Let $\mathcal{R}$ be a set of subsets of $X$ such that

$\{\} \in \mathcal{R}$
and
For all members $A$ and $B$ of $\mathcal{R}$, $\;\; (A\cup B)-(A\cap B) \; \in \; \mathcal{R} \;\;$.
and
For all sequences $\; \langle A_0,A_1,A_2,A_3,...\rangle \;$ of members of $\mathcal{R}$, $\;\;\;\; \displaystyle\bigcap_{n=0}^{\infty} \; A_n \;\; \in \;\; \mathcal{R}$

.

Let $\;\; \phi : \mathcal{R} \to \mathbb{R} \;\;$ be such that for all pairwise disjoint

sequences $\; \langle A_0,A_1,A_2,A_3,...\rangle \;$ of members of $\mathcal{R}$,

if $\;\;\;\; \displaystyle\bigcup_{n=0}^{\infty} \; A_n \;\; \in \;\; \mathcal{R} \;\;\;\;$ then $\;\;\;\; \displaystyle\sum_{n=0}^{\infty} \; \phi(A_n) \;\; = \;\; \phi\left(\displaystyle\bigcup_{n=0}^{\infty} \; A_n\right) \;\;\;\;$.

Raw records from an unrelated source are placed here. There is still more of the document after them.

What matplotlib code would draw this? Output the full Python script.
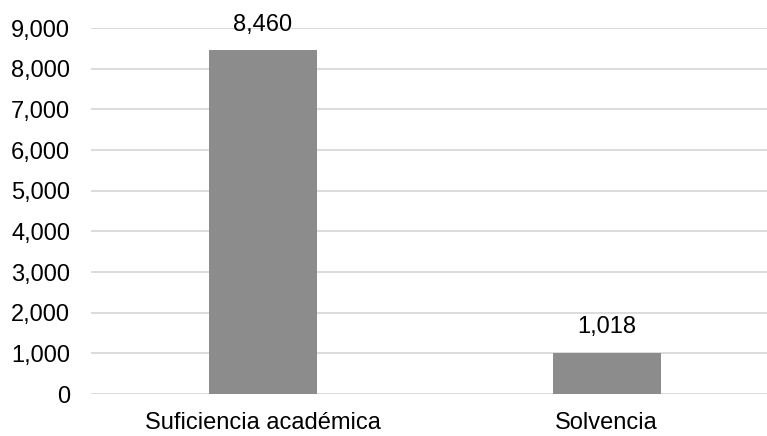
import matplotlib
matplotlib.use("Agg")
import matplotlib.pyplot as plt
from matplotlib.ticker import FuncFormatter, MultipleLocator

categories = ["Suficiencia académica", "Solvencia"]
values = [8460, 1018]

plt.rcParams['font.family'] = ['Liberation Sans', 'DejaVu Sans']

W, H = 767, 436
fig = plt.figure(figsize=(W/100, H/100), dpi=100)
left, right = 91, 778.5
bottom, top = 394, 28
ax = fig.add_axes([left/W, 1 - bottom/H, (right-left)/W, (bottom-top)/H])

fs = 17
x = list(range(len(categories)))
ax.bar(x, values, width=0.314, color='#8c8c8c', zorder=3)
ax.set_xlim(-0.5, 1.5)
ax.set_ylim(0, 9000)
ax.yaxis.set_major_locator(MultipleLocator(1000))
ax.yaxis.set_major_formatter(FuncFormatter(lambda v, p: f"{int(v):,}"))
ax.grid(axis='y', color='#d9d9d9', linewidth=1.3, zorder=0)
for s in ax.spines.values():
    s.set_visible(False)
ax.tick_params(axis='both', length=0, labelsize=fs, colors='black')
ax.tick_params(axis='y', pad=15)
ax.tick_params(axis='x', pad=13)
ax.set_xticks(x)
ax.set_xticklabels(categories)

for xi, v in zip(x, values):
    ax.annotate(f"{v:,}", (xi, v), xytext=(0, 14), textcoords='offset points',
                ha='center', va='baseline', fontsize=fs, color='black', clip_on=False)

fig.savefig("out.png", dpi=100)
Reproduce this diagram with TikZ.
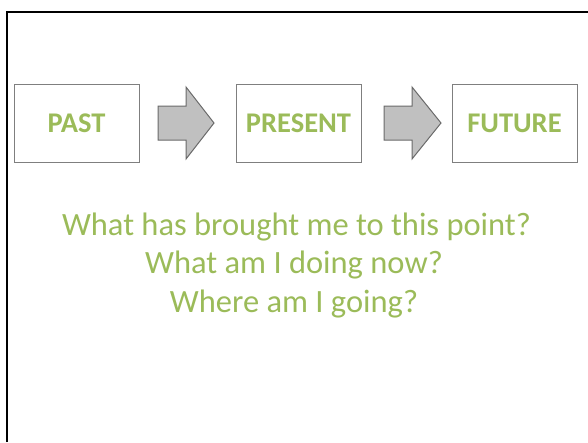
\documentclass[tikz,border=0pt]{standalone}
\usepackage{fontspec}
\setmainfont{Carlito}
\definecolor{olive}{HTML}{9BBB59}
\definecolor{boxgray}{HTML}{7F7F7F}
\definecolor{arrowfill}{HTML}{C0C0C0}
\definecolor{arrowline}{HTML}{6A6A6A}
\tikzset{
  stage/.style={draw=boxgray, line width=1pt, minimum width=125pt, minimum height=78pt,
    inner sep=0pt, text=olive, font=\fontsize{28.5}{30}\selectfont\bfseries},
  question/.style={anchor=base, text=olive, inner sep=0pt, font=\fontsize{32.5}{36}\selectfont},
  blockarrow/.style={draw=arrowline, fill=arrowfill, line width=1pt, line join=miter}
}
\begin{document}
\begin{tikzpicture}[x=1pt,y=-1pt]

\useasboundingbox (0,0) rectangle (588,442);

% frame along top and left
\draw[line width=2.4pt] (7,442) -- (7,11.8) -- (588,11.8);

% the three stages
\node[stage] (past)    at (76.5,123)  {PAST};
\node[stage] (present) at (298.5,123) {PRESENT};
\node[stage] (future)  at (514.5,123) {FUTURE};

% block arrows between the boxes
\draw[blockarrow] (158,106) -- (186,106) -- (186,87) -- (214,123) -- (186,159) -- (186,140) -- (158,140) -- cycle;
\draw[blockarrow] (384,106) -- (412,106) -- (412,87) -- (441,123) -- (412,159) -- (412,140) -- (384,140) -- cycle;

% questions
\node[question] (q1) at (296.5,235) {What has brought me to this point?};
\node[question] (q2) at (294,273.5) {What am I doing now?};
\node[question] (q3) at (294,312) {Where am I going?};

\end{tikzpicture}
\end{document}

Does it follow that there exists a member $P$ of $\mathcal{R}$ such that
  
  for all members $A$ of $\mathcal{R}$, $\;\; A\cap P \; \in \; \mathcal{R} \;\;$ and $\; \phi(A-P\hspace{.01 in}) \leq 0 \leq \phi(A\cap P\hspace{.01 in}) \;\;$?


 A: Your axioms are:


*

*$\emptyset\in\mathcal R$

*$A,B\in\mathcal R \implies (A\cup B)\setminus (A\cap B)\in\mathcal R$

*$A_n\in\mathcal R \implies \bigcap_n A_n\in\mathcal R$


Then 2 and 3 show that $A,B\in\mathcal R \implies A\setminus B\in\mathcal R$.  Then 2 shows that $\mathcal R$ is closed under disjoint unions, so combined with 3, we see that $A,B\in\mathcal R \implies A\cup B = (A\setminus B) \cup (B\setminus A) \cup (A\cap B) \in \mathcal R$.  So actually your axioms describe a "$\delta$-ring" (see http://en.wikipedia.org/wiki/Delta-ring ) and not a $\sigma$-ring.
Here then is a counter-example to your question.  Let $X=\mathbb N$ with $\mathcal R$ being the collection of all finite subsets of $X$.  Define $\phi$ by
\[ \phi(A) = |A\cap\{\text{evens}\}| - |A\cap\{\text{odds}\}|. \]
This is a "measure" in your sense.  But then the only choice for $P$ would be the set of even numbers, and that's not in $\mathcal R$.
For a positive result, note that for any $A\in\mathcal R$, the collection $\mathcal R_A = \{ A\cap B : B\in\mathcal R \}$ is a $\sigma$-algebra on $A$, and $\phi$ restricted to $A$ is a signed measure in the usual sense.  So there is a Hahn-Decomposition for $A$.  You might think one could glue the Hahn decompositions together.  Perhaps getting $P\subseteq X$ such that for all $B\in\mathcal R$, we did have $B\cap P, B\setminus P \in\mathcal R$ and $\phi(B\setminus P) \leq 0 \leq \phi(B\cap P)$.  (This is true in my example).  But my gut reaction suggests that this probably can't be done in general (I await a good counter-example from someone else!)